Saturday, January 10, 2009

The Silence Experiment

So yesterday, I had oral surgery (long story) and was told that I needed to spend the weekend talking as little as possible. No problem, I thought. I'll just make sure my husband is home to handle the kids and we'll be fine. I'll get to rest (maybe even blog!), and he'll get some time with the kids.

I was not prepared for my youngest son's response to my silence. Even though I had tried to prepare him ahead of time for what to expect when I returned from my appointment, he just couldn't understand why I wasn't talking. It seemed that he needed assurance that I was OK and the only way it really clicked in with him that I was OK was for me to talk to him. After I did a little talking and he was reassured that I was OK, things settled down in a very interesting way.

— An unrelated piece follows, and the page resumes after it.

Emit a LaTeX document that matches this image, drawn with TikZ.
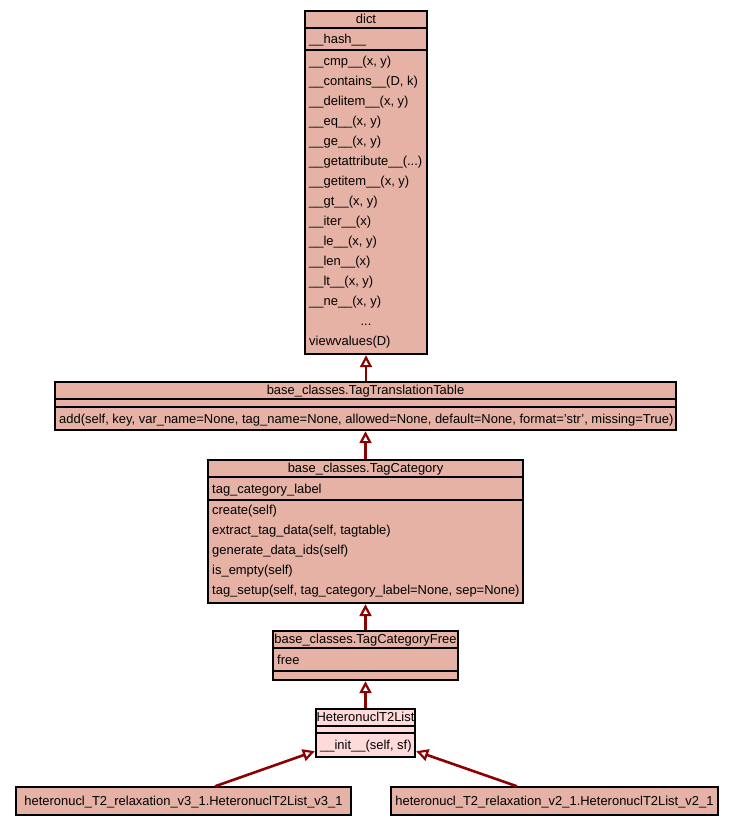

It seems that I talk all the time. I didn't realize that I did this, as funny as that sounds. I'm not a loud person and I don't think that I am constantly chattering, but I think it is nearly impossible to be a silent parent. And that has become really obvious trying not to talk for the past 24 hours.

But the interesting thing is that everyone, from the girl at the counter when I was buying some juice at the health food store, to my children, have all responded differently to my lack of conversation. For example, my son just came into my office asking for a piece of printer paper. I pointed to where it was living. He got the paper and left the room without saying a word. There was a quiet acknowledgment from him before he left, but he didn't say anything. It seems like people around me are also quieter when they are near me.

I'm still communicating, though the nature of my communications have changed. It more resembles charades and is certainly comical for them, though sometimes frustrating for me. But I have found it interesting that the nature of their communication with me has also changed. Go figure. Perhaps if I want my house to be quieter, it means that I need to be quieter at times when I would normally have a lot of words.

Maybe we can all try this and see what happens with our children if we just stop talking sometimes when we would have said a lot of words to say and simply stop instead and listen. I wouldn't suggest going the oral surgery route to try it out, but see what happens if you are just quietly present with your children and see how they respond. I'd love to hear!